Sanderson alternatively argues that the Auditor Defendants had a duty to review ABAT's AIC filings in view of ABAT's unusually high profit margins reported in its SEC filings and because ABAT, based largely in China, employed a reverse merger to access our capital markets. We briefly address each argument in turn. First, in our view, ABAT's report of high profit margins in its SEC filings triggered, at most, a duty to perform a more rigorous audit of those filings. They did not obligate Bagell Josephs to review ABAT's AIC filings. And “the fact that [Bagell Josephs] did not automatically equate record profits with misconduct cannot be said to be reckless.” Chill v. Gen. Elec. Co., 101 F.3d 263, 270 (2d Cir.1996). Second, as for the impact of ABAT's reverse merger, Sanderson does not allege that heightened scrutiny of Chinese companies that used reverse mergers in the United States began prior to mid–2011—in other words, after the relevant audits in this case. Accordingly, we are not persuaded that these allegations signify that Bagell Josephs's failure to review ABAT's Chinese regulatory filings in connection with its audits from 2007 through 2010 represented an “extreme departure from the standards of ordinary care” tantamount to fraud.
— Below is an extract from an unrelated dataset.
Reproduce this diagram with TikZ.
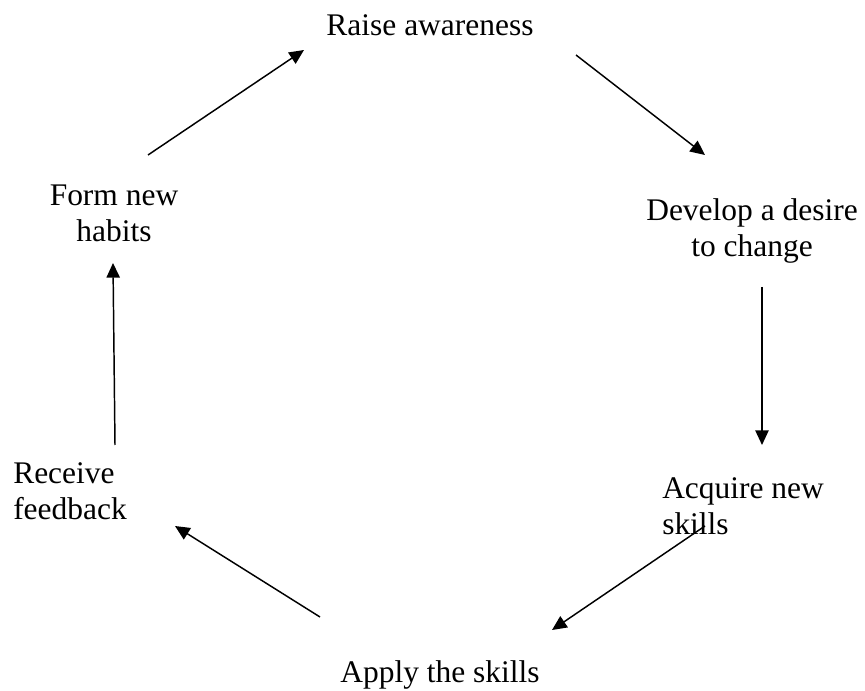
\documentclass[tikz,border=0pt]{standalone}
\usepackage{fontspec}
\setmainfont{Liberation Serif}
\usetikzlibrary{arrows.meta}

\begin{document}
\begin{tikzpicture}[
  x=0.75pt, y=-0.75pt,
  stage/.style = {font=\fontsize{23.6pt}{27pt}\selectfont, inner sep=0pt},
  arr/.style = {-{Triangle[length=11pt, width=10pt]}, line width=1.1pt},
]
  \useasboundingbox (0,0) rectangle (865,691);

  % base anchor = last line of the node
  \node[stage, anchor=base] (raise) at (430,36) {Raise awareness};
  \node[stage, anchor=base, align=center] (desire) at (752,257) {Develop a desire\\to change};
  \node[stage, anchor=base west, align=left] (acquire) at (662,535) {Acquire new\\skills};
  \node[stage, anchor=base] (apply) at (440,682) {Apply the skills};
  \node[stage, anchor=base west, align=left] (feedback) at (13,520) {Receive\\feedback};
  \node[stage, anchor=base, align=center] (habits) at (114,242) {Form new\\habits};

  % arrow ends
  \coordinate (hab1) at (148,155);
  \coordinate (rai0) at (304,50);
  \coordinate (rai1) at (576,55);
  \coordinate (des0) at (705,155);
  \coordinate (des1) at (762,287);
  \coordinate (acq0) at (762,445);
  \coordinate (acq1) at (705,526);
  \coordinate (app0) at (552,630);
  \coordinate (app1) at (320,617);
  \coordinate (fee0) at (175,526);
  \coordinate (fee1) at (115,445);
  \coordinate (hab0) at (113,263);

  \draw[arr] (hab1) -- (rai0);
  \draw[arr] (rai1) -- (des0);
  \draw[arr] (des1) -- (acq0);
  \draw[arr] (acq1) -- (app0);
  \draw[arr] (app1) -- (fee0);
  \draw[arr] (fee1) -- (hab0);
\end{tikzpicture}
\end{document}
See Rothman, 220 F.3d at 98.

Nor are we persuaded to infer recklessness from the allegations that Bagell Josephs had access to and “presumably relied on” the raw financial data underlying ABAT's AIC filings in China in 2008 but failed to see that the data contradicted ABAT's SEC filings. Sanderson urges that the only non-speculative inference to be drawn from these allegations is that Bagell Josephs's failure to spot the discrepancies was reckless. We disagree: a somewhat more compelling inference is that ABAT maintained two sets of data—one for its Chinese regulators and another for its regulators in the United States—and fed Bagell Josephs false data to complete its audits.3 This contrary inference coheres with the allegation that ABAT initially concealed rather than disclosed important facts about ZQ Power–Tech and the Shenzhen Zhongqiang transaction.

Finally, Sanderson argues that the allegations of fraud relating to ZQ Power–Tech create an inference that Bagell Josephs acted with the requisite recklessness. As alleged, Bagell Josephs's failure to discover that ABAT owned merely a beneficial, rather than a legal, interest in ZQ Power–Tech before ABAT disclosed the proper ownership does not give rise to a strong inference of scienter. This is true even when we consider this allegation together with all the other facts alleged in the Proposed Complaint. See Tellabs, 551 U.S. at 322–23. At most, we can infer that Bagell Josephs was negligent in failing to uncover ZQ Power–Tech's true ownership prior to the disclosure.

For these reasons we agree that, as alleged in the Proposed Complaint, Bagell Josephs's failure to detect ABAT's fraudulent reporting is not conduct “approximat[ing] an actual intent to aid in the fraud being perpetrated by the audited company.” Rothman, 220 F.3d at 98 (quotation marks omitted).


Sanderson argues that the Proposed Complaint adequately pleads scienter on the part of EFP because it references the accounting expert's opinion and includes allegations that EFP “would have” discovered the fraudulent nature of the Shenzhen Zhongqiang acquisition had it performed “the most basic of audit duties.”

Having already rejected the first argument in connection with Bagell Josephs, we address only the second. We have previously suggested that conditional allegations of the sort “that [a defendant] ‘would’ have learned the truth” about a company's fraud “if [it] had performed the ‘due diligence’ it promised” are generally insufficient to establish the requisite scienter for private securities fraud claims “under the PSLRA's heightened pleading instructions.” See S. Cherry St., 573 F.3d at 110, 112 (quotation marks and alteration omitted). Nonetheless, Sanderson attempts to bolster the allegation by claiming that Shenzhen Zhongqiang's inflated purchase price should have alerted EFP that the transaction was a sham. But the Proposed Complaint fails to allege that EFP knew that ABAT paid an inflated price for Shenzhen Zhongqiang. As alleged, EFP's failure to uncover and appreciate the significance of the inflated price therefore does not represent “an extreme departure from the standards of ordinary care.” Rothman, 220 F.3d at 98. Nor do these factual allegations give rise to a strong inference of either fraudulent intent or conscious recklessness, rather than mere negligence.


We AFFIRM the judgment of the District Court.


1.  In 2010 Bagell, Josephs, Levine & Co. merged into Friedman LLP.

2.  Sanderson and the ABAT Defendants subsequently settled.

3.  Indeed, ABAT also may have fed Chinese regulators false data.